The coherent criticisms of the bailouts have either maintained that free market principles are so important that the risk of big firms folding is worth it, or argued that the bailouts were too kind to the companies -- that they didn't put austerity conditions on the bailed out firms. Renacci seems to have found a third way -- the government should cut spending everywhere except that it should provide unconditional bailouts where they would benefit him personally.

Finally Renacci's little snit goes against his whole campaign theme. In his latest KNR ads he avers that when times are tough, you have to tighten your belt. Well, if GM is going to tighten its belt, it needs to shed some tonnage. Belt tightening isn't as much fun to talk about when you are the fat that gets trimmed, eh Jim?
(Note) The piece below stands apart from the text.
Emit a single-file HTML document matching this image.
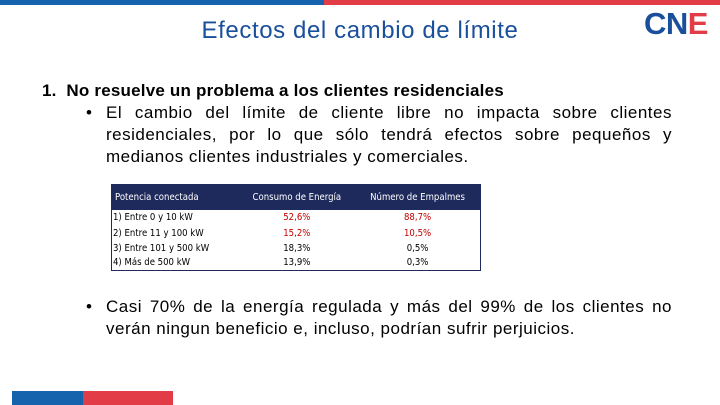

Credit where it's due, at least he didn't revive the debunked conspiracy theory about only Republican dealerships getting axed.

In case you thought Milo Minderbinder in Catch-22 was too broad brush, no. He's alive and well and running for Congress in the Ohio 16th.

1 comments:

rootvg said...

That dealership had been a fixture in Wadsworth for years.

What do you want to bet he puts an import franchise there? The old Ellis Chevrolet in downtown San Francisco is selling used cars right now but the owner is supposedly fielding offers from Hyundai and Volkswagen, which are brands on the upswing in the Bay Area. I could also possibly see Subaru dealer making it there.